Amartuvshin Enkhbat gestaltete die Titelrolle mit jeder Faser seiner Erscheinung, gerade in seinen Fiebervisionen zeigte er ein erschütterndes Portrait des Potentaten. Herausragend war er in kantablen Augenblicken, wie im Selbstmitleid seines „Pietà, rispetto, amore” im vierten Akt, aber ebenso in dramatischen Momenten, mit beeindruckender stimmlicher Energie, die Abscheu ebenso wie Mitleid mit der Titelfigur forderte. Roberto Tagliavinis Banco zeichnete sein sonorer Bass aus; Stefan Pop debütierte mit angenehm tenoralem Schmelz in der Rolle des Macduff.

Solisten des Tölzer Knabenchors spielten sympathisch stumme Hexenrollen, die um den König schwirrten, bei Macbeths Visionen als langmähnige Miniatur-Bancos erscheinen, um den Geist des ermordeten Macbeth-Rivalen zu symbolisieren.
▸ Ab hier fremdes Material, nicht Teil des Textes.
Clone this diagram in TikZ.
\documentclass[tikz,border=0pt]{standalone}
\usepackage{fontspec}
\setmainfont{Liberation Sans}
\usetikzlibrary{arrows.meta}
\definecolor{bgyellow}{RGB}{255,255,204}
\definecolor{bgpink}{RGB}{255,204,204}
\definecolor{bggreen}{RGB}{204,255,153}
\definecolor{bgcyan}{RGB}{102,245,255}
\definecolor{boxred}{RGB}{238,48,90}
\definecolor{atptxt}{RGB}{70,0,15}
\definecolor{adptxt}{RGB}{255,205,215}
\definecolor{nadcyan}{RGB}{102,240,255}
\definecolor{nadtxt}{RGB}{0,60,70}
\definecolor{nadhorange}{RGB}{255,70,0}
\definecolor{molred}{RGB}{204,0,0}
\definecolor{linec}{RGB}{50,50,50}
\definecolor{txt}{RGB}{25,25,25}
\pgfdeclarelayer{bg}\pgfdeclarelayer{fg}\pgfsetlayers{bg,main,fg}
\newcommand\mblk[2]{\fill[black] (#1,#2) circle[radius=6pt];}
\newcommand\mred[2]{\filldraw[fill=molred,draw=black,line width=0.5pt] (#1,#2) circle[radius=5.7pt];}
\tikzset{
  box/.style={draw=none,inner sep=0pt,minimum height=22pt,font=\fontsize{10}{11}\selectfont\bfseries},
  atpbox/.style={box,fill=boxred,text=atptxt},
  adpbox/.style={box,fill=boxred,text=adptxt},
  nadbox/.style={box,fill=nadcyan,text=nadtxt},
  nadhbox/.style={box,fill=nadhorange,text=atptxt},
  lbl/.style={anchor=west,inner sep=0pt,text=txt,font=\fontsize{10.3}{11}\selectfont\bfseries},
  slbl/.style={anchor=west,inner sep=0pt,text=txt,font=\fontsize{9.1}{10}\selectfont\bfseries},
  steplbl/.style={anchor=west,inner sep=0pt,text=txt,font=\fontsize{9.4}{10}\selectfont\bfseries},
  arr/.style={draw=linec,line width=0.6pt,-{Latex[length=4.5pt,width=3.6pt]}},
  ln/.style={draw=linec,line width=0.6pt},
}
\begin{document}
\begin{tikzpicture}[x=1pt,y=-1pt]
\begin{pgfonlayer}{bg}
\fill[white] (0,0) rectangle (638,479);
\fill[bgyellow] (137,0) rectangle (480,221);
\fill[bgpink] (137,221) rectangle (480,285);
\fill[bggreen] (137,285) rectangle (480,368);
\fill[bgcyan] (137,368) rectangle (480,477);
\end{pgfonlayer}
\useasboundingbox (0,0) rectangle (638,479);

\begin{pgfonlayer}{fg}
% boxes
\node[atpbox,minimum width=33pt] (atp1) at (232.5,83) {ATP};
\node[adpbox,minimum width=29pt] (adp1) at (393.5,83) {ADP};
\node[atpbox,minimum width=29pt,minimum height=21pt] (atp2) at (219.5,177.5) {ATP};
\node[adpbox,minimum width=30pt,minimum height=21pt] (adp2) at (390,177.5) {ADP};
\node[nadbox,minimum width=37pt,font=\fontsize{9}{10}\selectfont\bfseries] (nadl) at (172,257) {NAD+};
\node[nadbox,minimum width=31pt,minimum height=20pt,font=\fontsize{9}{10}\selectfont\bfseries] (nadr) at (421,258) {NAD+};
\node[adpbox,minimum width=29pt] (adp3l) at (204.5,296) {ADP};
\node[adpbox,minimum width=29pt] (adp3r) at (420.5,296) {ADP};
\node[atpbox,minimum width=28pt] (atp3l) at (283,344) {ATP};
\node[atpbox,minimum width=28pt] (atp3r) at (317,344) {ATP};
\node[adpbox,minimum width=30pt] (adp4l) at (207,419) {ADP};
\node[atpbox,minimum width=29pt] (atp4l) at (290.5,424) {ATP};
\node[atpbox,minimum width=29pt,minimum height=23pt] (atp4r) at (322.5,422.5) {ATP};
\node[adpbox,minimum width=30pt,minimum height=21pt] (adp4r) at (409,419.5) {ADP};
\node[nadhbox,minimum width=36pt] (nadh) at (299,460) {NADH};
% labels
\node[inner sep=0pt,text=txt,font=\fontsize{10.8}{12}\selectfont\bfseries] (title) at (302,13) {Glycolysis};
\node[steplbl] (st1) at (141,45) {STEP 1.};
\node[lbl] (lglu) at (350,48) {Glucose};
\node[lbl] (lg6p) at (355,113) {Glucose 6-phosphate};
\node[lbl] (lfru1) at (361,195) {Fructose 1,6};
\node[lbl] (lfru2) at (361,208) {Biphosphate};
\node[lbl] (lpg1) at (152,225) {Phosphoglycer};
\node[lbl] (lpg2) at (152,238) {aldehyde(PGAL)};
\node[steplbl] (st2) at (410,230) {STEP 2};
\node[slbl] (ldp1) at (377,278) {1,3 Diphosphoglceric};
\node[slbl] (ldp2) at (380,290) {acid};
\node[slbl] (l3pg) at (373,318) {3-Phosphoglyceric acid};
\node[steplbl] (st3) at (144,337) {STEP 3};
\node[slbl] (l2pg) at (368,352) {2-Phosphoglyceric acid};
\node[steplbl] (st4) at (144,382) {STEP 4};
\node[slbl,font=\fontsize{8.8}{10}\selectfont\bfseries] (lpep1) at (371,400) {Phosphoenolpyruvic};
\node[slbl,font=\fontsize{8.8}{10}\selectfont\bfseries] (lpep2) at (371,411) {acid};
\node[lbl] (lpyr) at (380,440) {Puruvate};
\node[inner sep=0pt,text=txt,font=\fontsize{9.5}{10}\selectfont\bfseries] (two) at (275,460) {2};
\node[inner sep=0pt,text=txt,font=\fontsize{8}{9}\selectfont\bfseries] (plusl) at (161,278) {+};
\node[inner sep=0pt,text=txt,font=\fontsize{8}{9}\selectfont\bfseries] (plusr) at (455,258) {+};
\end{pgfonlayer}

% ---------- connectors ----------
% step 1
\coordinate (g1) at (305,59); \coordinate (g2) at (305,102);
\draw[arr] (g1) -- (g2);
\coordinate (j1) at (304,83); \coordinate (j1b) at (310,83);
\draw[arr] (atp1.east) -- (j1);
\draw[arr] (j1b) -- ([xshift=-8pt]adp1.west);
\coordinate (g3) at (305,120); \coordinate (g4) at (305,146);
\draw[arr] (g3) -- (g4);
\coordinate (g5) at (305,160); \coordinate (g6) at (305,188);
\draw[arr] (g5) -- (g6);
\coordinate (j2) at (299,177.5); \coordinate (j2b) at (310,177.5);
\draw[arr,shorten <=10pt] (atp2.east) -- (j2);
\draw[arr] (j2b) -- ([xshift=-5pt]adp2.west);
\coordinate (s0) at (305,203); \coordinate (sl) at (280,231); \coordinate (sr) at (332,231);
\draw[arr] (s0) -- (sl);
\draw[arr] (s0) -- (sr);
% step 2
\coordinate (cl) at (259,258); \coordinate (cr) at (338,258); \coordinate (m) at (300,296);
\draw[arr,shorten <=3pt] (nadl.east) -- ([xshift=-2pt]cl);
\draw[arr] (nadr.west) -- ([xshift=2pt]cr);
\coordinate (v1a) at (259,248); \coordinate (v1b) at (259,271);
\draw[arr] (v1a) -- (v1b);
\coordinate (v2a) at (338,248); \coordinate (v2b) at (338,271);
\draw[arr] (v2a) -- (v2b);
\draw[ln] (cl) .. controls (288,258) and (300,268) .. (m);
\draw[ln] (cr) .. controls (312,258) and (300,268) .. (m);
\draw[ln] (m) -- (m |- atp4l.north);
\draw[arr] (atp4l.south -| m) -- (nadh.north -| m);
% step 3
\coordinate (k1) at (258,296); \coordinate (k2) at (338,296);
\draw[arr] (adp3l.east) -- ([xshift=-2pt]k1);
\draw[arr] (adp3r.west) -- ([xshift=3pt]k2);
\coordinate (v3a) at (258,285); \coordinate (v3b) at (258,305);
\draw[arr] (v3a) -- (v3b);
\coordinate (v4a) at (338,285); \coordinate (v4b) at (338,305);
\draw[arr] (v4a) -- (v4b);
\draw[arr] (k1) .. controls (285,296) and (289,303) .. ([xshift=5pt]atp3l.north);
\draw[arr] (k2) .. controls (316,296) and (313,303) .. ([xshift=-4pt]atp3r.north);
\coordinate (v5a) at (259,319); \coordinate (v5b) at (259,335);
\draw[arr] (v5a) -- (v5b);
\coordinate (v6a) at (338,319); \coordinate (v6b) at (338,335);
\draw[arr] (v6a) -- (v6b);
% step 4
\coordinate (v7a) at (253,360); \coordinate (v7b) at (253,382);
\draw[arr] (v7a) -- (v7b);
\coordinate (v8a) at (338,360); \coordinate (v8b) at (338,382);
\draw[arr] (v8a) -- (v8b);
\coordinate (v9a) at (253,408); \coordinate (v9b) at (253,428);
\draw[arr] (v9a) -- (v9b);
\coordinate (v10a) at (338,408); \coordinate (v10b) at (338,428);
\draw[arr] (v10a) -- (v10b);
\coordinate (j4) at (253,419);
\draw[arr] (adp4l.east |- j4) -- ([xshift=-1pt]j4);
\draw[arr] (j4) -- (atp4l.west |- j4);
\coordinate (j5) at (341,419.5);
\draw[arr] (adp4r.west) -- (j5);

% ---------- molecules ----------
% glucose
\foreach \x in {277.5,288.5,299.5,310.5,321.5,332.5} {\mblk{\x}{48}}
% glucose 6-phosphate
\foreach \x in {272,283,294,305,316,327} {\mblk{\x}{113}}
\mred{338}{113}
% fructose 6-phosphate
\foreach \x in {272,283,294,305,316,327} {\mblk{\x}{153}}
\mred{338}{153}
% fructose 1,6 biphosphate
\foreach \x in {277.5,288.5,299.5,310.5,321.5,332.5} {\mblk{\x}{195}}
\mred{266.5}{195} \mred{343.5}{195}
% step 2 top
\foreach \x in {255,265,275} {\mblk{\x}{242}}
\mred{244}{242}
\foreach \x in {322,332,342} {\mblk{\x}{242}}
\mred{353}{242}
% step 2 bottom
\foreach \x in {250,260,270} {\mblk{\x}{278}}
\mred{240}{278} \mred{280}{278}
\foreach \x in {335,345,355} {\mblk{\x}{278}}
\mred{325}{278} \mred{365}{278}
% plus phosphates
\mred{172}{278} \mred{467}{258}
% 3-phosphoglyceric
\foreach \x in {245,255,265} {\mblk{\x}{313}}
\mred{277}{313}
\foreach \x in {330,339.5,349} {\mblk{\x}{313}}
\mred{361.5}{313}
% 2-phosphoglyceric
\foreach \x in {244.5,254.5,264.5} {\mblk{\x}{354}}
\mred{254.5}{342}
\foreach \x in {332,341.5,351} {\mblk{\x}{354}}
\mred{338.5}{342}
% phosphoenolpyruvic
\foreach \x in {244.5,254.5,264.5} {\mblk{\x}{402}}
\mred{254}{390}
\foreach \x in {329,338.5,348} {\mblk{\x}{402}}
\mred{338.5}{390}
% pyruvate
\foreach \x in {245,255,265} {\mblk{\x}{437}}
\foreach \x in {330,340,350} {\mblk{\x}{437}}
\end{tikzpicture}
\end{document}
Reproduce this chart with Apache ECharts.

Der neue Chordirektor Christoph Heil hatte den Staatsopernchor zu makellos vortrefflicher Leistung einstudiert; mit dem Wegfall kontinuierlicher Bühnenhandlung blieben die Sänger weitgehend statuarisch, dem kommentierenden Chor griechischer Tragödien vergleichbar.

Ein trotz szenischer Einschränkung berührender Opernabend: volle Konzentration konnte man auf Verdis phänomenale Opernmusik richten, die von den Klangkörpern zu vollendeter Schönheit erweckt wurde. Und sogar ein stilgerecht in Kilt gekleideter schottischer Fan wurde in der Pause gesichtet.